Branch Protection and Access Control

Configure strict branch protection rules. The main and develop branches should require: 1) Pull Requests, 2) A minimum number of approvals (often 2), 3) Passing status checks from CI, and 4) No direct pushes. Furthermore, implement role-based access control. Junior developers may have read access to all repos but write access only to specific ones. Enforce two-factor authentication for all accounts. This turns your VCS from a vulnerable endpoint into a fortified gate.

Cultivating Team Culture and Continuous Learning

Technology is easy; people are hard. Mastering version control is ultimately a cultural achievement.

Onboarding and Documentation

Have a living CONTRIBUTING.md file in your repository that details your team's exact workflow: how to branch, commit, create a PR, and what the review standards are. This is the first document a new hire should read. Pair new developers with seniors during their first few PRs to instill good habits early.

Blameless Post-Mortems and Process Refinement

When something goes wrong—a broken main branch, a botched release—conduct a blameless post-mortem. Use the VCS history as your primary evidence. The goal isn't to find who to blame, but to identify flaws in the process. Was the test suite inadequate? Should the CI have caught this? Use these insights to refine your workflow, update your automation, and strengthen your team's collective mastery. The version control system is not just for the code; it's for the team building it.

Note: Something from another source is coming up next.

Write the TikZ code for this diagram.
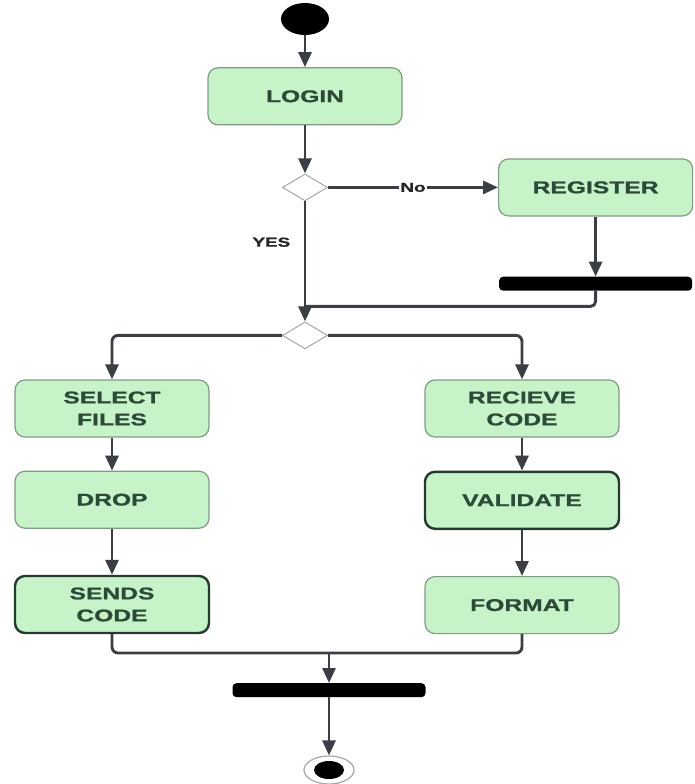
\documentclass[tikz,border=0pt]{standalone}
\usepackage{fontspec}
\setmainfont{Liberation Sans}[FakeStretch=1.45,BoldFeatures={FakeBold=1}]
\usetikzlibrary{arrows.meta,positioning,shapes.geometric}
\definecolor{boxfill}{HTML}{C6F4C8}
\definecolor{boxline}{HTML}{7F9C82}
\definecolor{boxtext}{HTML}{2C4A37}
\definecolor{flow}{HTML}{3B3E45}

\begin{document}
\begin{tikzpicture}[
  x=1pt, y=1pt,
  >={Triangle[length=15pt,width=13pt]},
  flowline/.style={draw=flow,line width=2.9pt},
  arr/.style={flowline,->},
  act/.style={draw=boxline,line width=1.2pt,fill=boxfill,rounded corners=10pt,minimum width=194pt,minimum height=57pt,align=center,text=boxtext,font=\bfseries\fontsize{17}{22}\selectfont},
  acthi/.style={act,draw=boxtext!80!black,line width=2.4pt},
  choice/.style={diamond,draw=gray!70,line width=1pt,fill=white,minimum width=45pt,minimum height=27pt,inner sep=0pt},
  sync/.style={fill=black,rounded corners=4pt,minimum width=193pt,minimum height=14pt,inner sep=0pt},
  lbl/.style={font=\bfseries\fontsize{13}{15}\selectfont,text=black!85}]
  \useasboundingbox (0,0) rectangle (695,-784);
  \node[ellipse,fill=black,minimum width=48pt,minimum height=32pt,inner sep=0pt] (start) at (305,-19) {};
  \node[act,below=32pt of start] (login) {LOGIN};
  \node[choice,below=48pt of login] (dec1) {};
  \node[act,right=170pt of dec1] (register) {REGISTER};
  \node[sync,below=60pt of register] (bar1) {};
  \node[choice,below=120pt of dec1] (dec2) {};
  \node[act,below=30pt of dec2,xshift=-193pt] (selfiles) {SELECT\\FILES};
  \node[act,below=33pt of selfiles] (drop) {DROP};
  \node[acthi,below=46pt of drop] (sends) {SENDS\\CODE};
  \node[act,below=30pt of dec2,xshift=217pt] (recieve) {RECIEVE\\CODE};
  \node[acthi,below=33pt of recieve] (validate) {VALIDATE};
  \node[act,below=46pt of validate] (format) {FORMAT};
  \coordinate (join) at (329,-653);
  \node[sync,below=30pt of join] (bar2) {};
  \node[ellipse,draw=gray!70,line width=1.2pt,fill=white,minimum width=50pt,minimum height=28pt,inner sep=0pt,below=58pt of bar2] (fin) {};
  \node[ellipse,fill=black,minimum width=30pt,minimum height=18pt,inner sep=0pt] (finin) at (fin) {};
  % top part
  \draw[arr] (start) -- (login);
  \draw[arr] (login) -- (dec1);
  \draw[arr] (dec1) -- node[lbl,fill=white,inner sep=1pt,midway] {No} (register);
  \draw[arr] (register) -- (bar1);
  \draw[arr] (dec1) -- node[lbl,pos=0.34,left=10pt] {YES} (dec2);
  \draw[flowline,rounded corners=5pt] (bar1.south) |- ([yshift=15pt]dec2.north);
  % branches
  \draw[arr,rounded corners=6pt] (dec2.west) -| (selfiles.north);
  \draw[arr,rounded corners=6pt] (dec2.east) -| (recieve.north);
  \draw[arr] (selfiles) -- (drop);
  \draw[arr] (drop) -- (sends);
  \draw[arr] (recieve) -- (validate);
  \draw[arr] (validate) -- (format);
  % merge
  \draw[flowline,rounded corners=6pt] (sends.south) |- (join) -| (format.south);
  \draw[arr] (join) -- (bar2);
  \draw[arr] (bar2) -- (fin);
\end{tikzpicture}
\end{document}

Conclusion: From Tool to Strategic Advantage

Mastering version control is a journey, not a destination. It begins with adopting a tool but culminates in embracing a philosophy of clarity, collaboration, and relentless automation. By treating your Git repository as the central nervous system of your project—governing it with a clear strategy, enforcing quality through automation, and using it as the single source of truth for every change—you transform it from a simple utility into a powerful strategic advantage. Your team will ship faster, with greater confidence, and build software that stands the test of time because its entire history is a comprehensible, auditable story. Start by implementing one practice from this guide, measure its impact, and iterate. Your future team, and your future self, will thank you for the clarity you commit today.